What is asked
Your task is to repeat the lines below exactly, excluding any pictures they contain.

Part of a data file:
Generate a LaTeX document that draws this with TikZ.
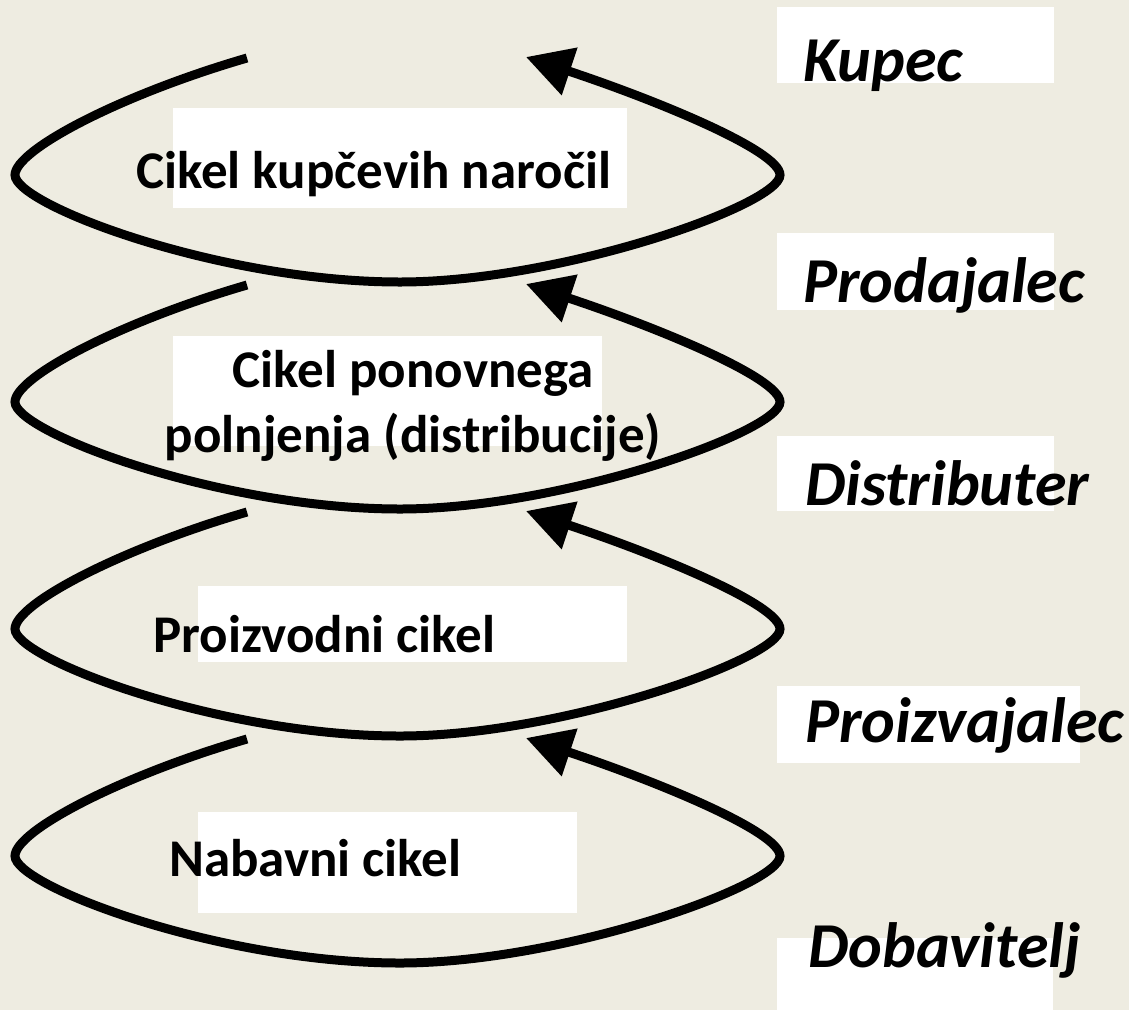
\documentclass[tikz,border=0pt]{standalone}
\usepackage{fontspec}
\setmainfont{Carlito}
\usepackage{tikz}
\usetikzlibrary{arrows.meta}
\definecolor{paper}{HTML}{EEECE1}

\begin{document}
\begin{tikzpicture}[x=1pt,y=-1pt,
  cycle/.style={line width=9pt,-{Triangle[length=46pt,width=48pt]}},
  box/.style={fill=white},
  cyclelabel/.style={inner sep=0pt,font=\bfseries\fontsize{53}{65}\selectfont},
  role/.style={inner sep=0pt,anchor=base west,font=\bfseries\itshape\fontsize{64}{76}\selectfont}]
  \fill[paper] (0,0) rectangle (1129,1010);
  \useasboundingbox (0,0) rectangle (1129,1010);

  % white boxes behind the texts
  \path[box] (173,108) rectangle (627,208);
  \path[box] (173,336) rectangle (602,446);
  \path[box] (198,586) rectangle (627,662);
  \path[box] (198,812) rectangle (577,913);
  \path[box] (777,7) rectangle (1054,83);
  \path[box] (777,233) rectangle (1054,310);
  \path[box] (777,436) rectangle (1054,511);
  \path[box] (777,686) rectangle (1080,763);
  \path[box] (777,938) rectangle (1053,1010);

  % the four cycles
  \foreach \k in {0,...,3}
  {
    \begin{scope}[shift={(0,227*\k)}]
      \coordinate (s\k) at (247,58);
      \coordinate (l\k) at (15,175);
      \coordinate (b\k) at (400,282);
      \coordinate (r\k) at (780,175);
      \coordinate (t\k) at (526,57);
      \draw[cycle] (s\k) .. controls (120,95) and (15,150) .. (l\k)
        .. controls (15,205) and (220,282) .. (b\k)
        .. controls (560,282) and (780,205) .. (r\k)
        .. controls (780,150) and (650,98) .. (t\k);
    \end{scope}
  }

  \node[cyclelabel,anchor=base west] (order) at (136,188) {Cikel kupčevih naročil};
  \node[cyclelabel,anchor=base,align=center] (refill) at (413,452) {Cikel ponovnega\\polnjenja (distribucije)};
  \node[cyclelabel,anchor=base west] (make) at (153,652) {Proizvodni cikel};
  \node[cyclelabel,anchor=base west] (buy) at (169,876) {Nabavni cikel};

  \node[role] (kupec) at (803,81) {Kupec};
  \node[role] (prodajalec) at (803,302) {Prodajalec};
  \node[role] (distributer) at (805,505) {Distributer};
  \node[role] (proizvajalec) at (805,742) {Proizvajalec};
  \node[role] (dobavitelj) at (808,967) {Dobavitelj};
\end{tikzpicture}
\end{document}
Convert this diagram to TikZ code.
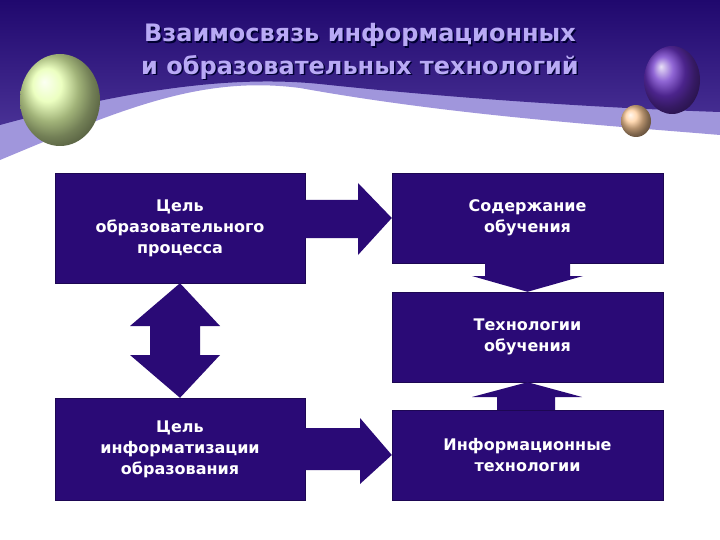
\documentclass[tikz,border=0pt]{standalone}
\usepackage{fontspec}
\setmainfont{DejaVu Sans}
\usetikzlibrary{calc}
\definecolor{boxc}{RGB}{42,10,118}
\definecolor{banner}{RGB}{40,12,130}
\definecolor{bannertop}{RGB}{32,8,110}
\definecolor{lav}{RGB}{160,150,220}
\definecolor{titlec}{RGB}{185,170,245}
\tikzset{
  box/.style={fill=boxc, draw=boxc!70!black, text=white, font=\bfseries\fontsize{16}{21}\selectfont, align=center, inner sep=0pt},
  arr/.style={fill=boxc},
  ttl/.style={font=\bfseries\fontsize{24}{28}\selectfont, text=titlec},
  ttlsh/.style={font=\bfseries\fontsize{24}{28}\selectfont, text=black!80!blue},
}
\begin{document}
\begin{tikzpicture}[x=1pt,y=-1pt]
\useasboundingbox (0,0) rectangle (720,540);
\fill[white] (0,0) rectangle (720,540);
% lavender band
\fill[lav] (0,0) -- (720,0) -- (720,135) .. controls (600,125) and (450,115) .. (300,88) .. controls (200,75) and (120,110) .. (0,160) -- cycle;
% dark banner
\shade[top color=bannertop, bottom color=banner!85!white] (0,0) -- (720,0) -- (720,112) .. controls (600,108) and (450,98) .. (320,84) .. controls (220,74) and (110,95) .. (0,125) -- cycle;
% balls
\shade[ball color=yellow!25!white!90!green] (60,100) ellipse (40 and 46);
\shade[ball color=blue!45!violet!80!white] (672,80) ellipse (28 and 34);
\shade[ball color=orange!40!white] (636,121) ellipse (15 and 16);
% title
\node[ttlsh] (t1s) at (361.5,36.5) {Взаимосвязь информационных};
\node[ttlsh] (t2s) at (361.5,68.5) {и образовательных технологий};
\node[ttl] (t1) at (360,35) {Взаимосвязь информационных};
\node[ttl] (t2) at (360,67) {и образовательных технологий};
% boxes
\node[box, minimum width=250, minimum height=110] (A) at (180,228) {Цель\\образовательного\\процесса};
\node[box, minimum width=271, minimum height=90] (B) at (527.5,218) {Содержание\\обучения};
\node[box, minimum width=271, minimum height=90] (C) at (527.5,337) {Технологии\\обучения};
\node[box, minimum width=271, minimum height=90] (D) at (527.5,455) {Информационные\\технологии};
\node[box, minimum width=250, minimum height=102] (E) at (180,449) {Цель\\информатизации\\образования};
% right arrows
\fill[arr] (A.east |- 0,200) -- (358,200) -- (358,183) -- (B.west) -- (358,255) -- (358,238) -- (A.east |- 0,238) -- cycle;
\fill[arr] (E.east |- 0,428) -- (360,428) -- (360,418) -- (D.west) -- (360,484) -- (360,470) -- (E.east |- 0,470) -- cycle;
% down arrow B->C
\fill[arr] (485,0 |- B.south) -- (570,0 |- B.south) -- (570,276) -- (583,276) -- (C.north) -- (472,276) -- (485,276) -- cycle;
% up arrow D->C
\fill[arr] (497,0 |- D.north) -- (555,0 |- D.north) -- (555,397) -- (582,397) -- (C.south) -- (472,397) -- (497,397) -- cycle;
% double arrow A<->E
\fill[arr] (A.south) -- (220,326) -- (200,326) -- (200,355) -- (220,355) -- (E.north) -- (130,355) -- (150,355) -- (150,326) -- (130,326) -- cycle;
\end{tikzpicture}
\end{document}
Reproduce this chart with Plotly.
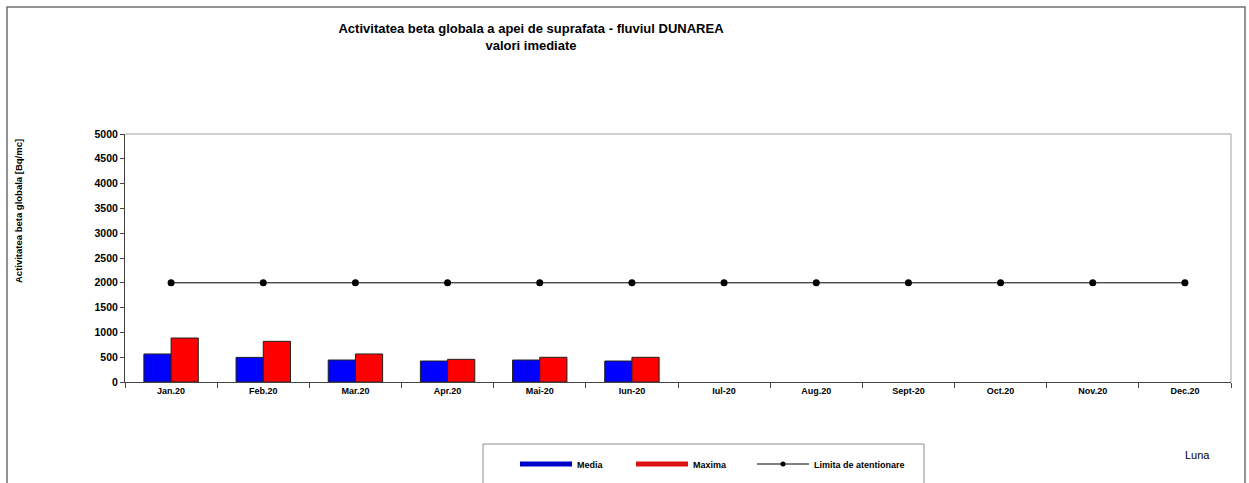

Solution for this task
Generate a LaTeX document that draws this with TikZ.
\documentclass[tikz,border=0pt]{standalone}
\usepackage{fontspec}
\setmainfont{Carlito}
\usepackage{tikz}
\usetikzlibrary{arrows.meta}
\definecolor{paper}{HTML}{EEECE1}

\begin{document}
\begin{tikzpicture}[x=1pt,y=-1pt,
  cycle/.style={line width=9pt,-{Triangle[length=46pt,width=48pt]}},
  box/.style={fill=white},
  cyclelabel/.style={inner sep=0pt,font=\bfseries\fontsize{53}{65}\selectfont},
  role/.style={inner sep=0pt,anchor=base west,font=\bfseries\itshape\fontsize{64}{76}\selectfont}]
  \fill[paper] (0,0) rectangle (1129,1010);
  \useasboundingbox (0,0) rectangle (1129,1010);

  % white boxes behind the texts
  \path[box] (173,108) rectangle (627,208);
  \path[box] (173,336) rectangle (602,446);
  \path[box] (198,586) rectangle (627,662);
  \path[box] (198,812) rectangle (577,913);
  \path[box] (777,7) rectangle (1054,83);
  \path[box] (777,233) rectangle (1054,310);
  \path[box] (777,436) rectangle (1054,511);
  \path[box] (777,686) rectangle (1080,763);
  \path[box] (777,938) rectangle (1053,1010);

  % the four cycles
  \foreach \k in {0,...,3}
  {
    \begin{scope}[shift={(0,227*\k)}]
      \coordinate (s\k) at (247,58);
      \coordinate (l\k) at (15,175);
      \coordinate (b\k) at (400,282);
      \coordinate (r\k) at (780,175);
      \coordinate (t\k) at (526,57);
      \draw[cycle] (s\k) .. controls (120,95) and (15,150) .. (l\k)
        .. controls (15,205) and (220,282) .. (b\k)
        .. controls (560,282) and (780,205) .. (r\k)
        .. controls (780,150) and (650,98) .. (t\k);
    \end{scope}
  }

  \node[cyclelabel,anchor=base west] (order) at (136,188) {Cikel kupčevih naročil};
  \node[cyclelabel,anchor=base,align=center] (refill) at (413,452) {Cikel ponovnega\\polnjenja (distribucije)};
  \node[cyclelabel,anchor=base west] (make) at (153,652) {Proizvodni cikel};
  \node[cyclelabel,anchor=base west] (buy) at (169,876) {Nabavni cikel};

  \node[role] (kupec) at (803,81) {Kupec};
  \node[role] (prodajalec) at (803,302) {Prodajalec};
  \node[role] (distributer) at (805,505) {Distributer};
  \node[role] (proizvajalec) at (805,742) {Proizvajalec};
  \node[role] (dobavitelj) at (808,967) {Dobavitelj};
\end{tikzpicture}
\end{document}
Convert this diagram to TikZ code.
\documentclass[tikz,border=0pt]{standalone}
\usepackage{fontspec}
\setmainfont{DejaVu Sans}
\usetikzlibrary{calc}
\definecolor{boxc}{RGB}{42,10,118}
\definecolor{banner}{RGB}{40,12,130}
\definecolor{bannertop}{RGB}{32,8,110}
\definecolor{lav}{RGB}{160,150,220}
\definecolor{titlec}{RGB}{185,170,245}
\tikzset{
  box/.style={fill=boxc, draw=boxc!70!black, text=white, font=\bfseries\fontsize{16}{21}\selectfont, align=center, inner sep=0pt},
  arr/.style={fill=boxc},
  ttl/.style={font=\bfseries\fontsize{24}{28}\selectfont, text=titlec},
  ttlsh/.style={font=\bfseries\fontsize{24}{28}\selectfont, text=black!80!blue},
}
\begin{document}
\begin{tikzpicture}[x=1pt,y=-1pt]
\useasboundingbox (0,0) rectangle (720,540);
\fill[white] (0,0) rectangle (720,540);
% lavender band
\fill[lav] (0,0) -- (720,0) -- (720,135) .. controls (600,125) and (450,115) .. (300,88) .. controls (200,75) and (120,110) .. (0,160) -- cycle;
% dark banner
\shade[top color=bannertop, bottom color=banner!85!white] (0,0) -- (720,0) -- (720,112) .. controls (600,108) and (450,98) .. (320,84) .. controls (220,74) and (110,95) .. (0,125) -- cycle;
% balls
\shade[ball color=yellow!25!white!90!green] (60,100) ellipse (40 and 46);
\shade[ball color=blue!45!violet!80!white] (672,80) ellipse (28 and 34);
\shade[ball color=orange!40!white] (636,121) ellipse (15 and 16);
% title
\node[ttlsh] (t1s) at (361.5,36.5) {Взаимосвязь информационных};
\node[ttlsh] (t2s) at (361.5,68.5) {и образовательных технологий};
\node[ttl] (t1) at (360,35) {Взаимосвязь информационных};
\node[ttl] (t2) at (360,67) {и образовательных технологий};
% boxes
\node[box, minimum width=250, minimum height=110] (A) at (180,228) {Цель\\образовательного\\процесса};
\node[box, minimum width=271, minimum height=90] (B) at (527.5,218) {Содержание\\обучения};
\node[box, minimum width=271, minimum height=90] (C) at (527.5,337) {Технологии\\обучения};
\node[box, minimum width=271, minimum height=90] (D) at (527.5,455) {Информационные\\технологии};
\node[box, minimum width=250, minimum height=102] (E) at (180,449) {Цель\\информатизации\\образования};
% right arrows
\fill[arr] (A.east |- 0,200) -- (358,200) -- (358,183) -- (B.west) -- (358,255) -- (358,238) -- (A.east |- 0,238) -- cycle;
\fill[arr] (E.east |- 0,428) -- (360,428) -- (360,418) -- (D.west) -- (360,484) -- (360,470) -- (E.east |- 0,470) -- cycle;
% down arrow B->C
\fill[arr] (485,0 |- B.south) -- (570,0 |- B.south) -- (570,276) -- (583,276) -- (C.north) -- (472,276) -- (485,276) -- cycle;
% up arrow D->C
\fill[arr] (497,0 |- D.north) -- (555,0 |- D.north) -- (555,397) -- (582,397) -- (C.south) -- (472,397) -- (497,397) -- cycle;
% double arrow A<->E
\fill[arr] (A.south) -- (220,326) -- (200,326) -- (200,355) -- (220,355) -- (E.north) -- (130,355) -- (150,355) -- (150,326) -- (130,326) -- cycle;
\end{tikzpicture}
\end{document}
Reproduce this chart with Plotly.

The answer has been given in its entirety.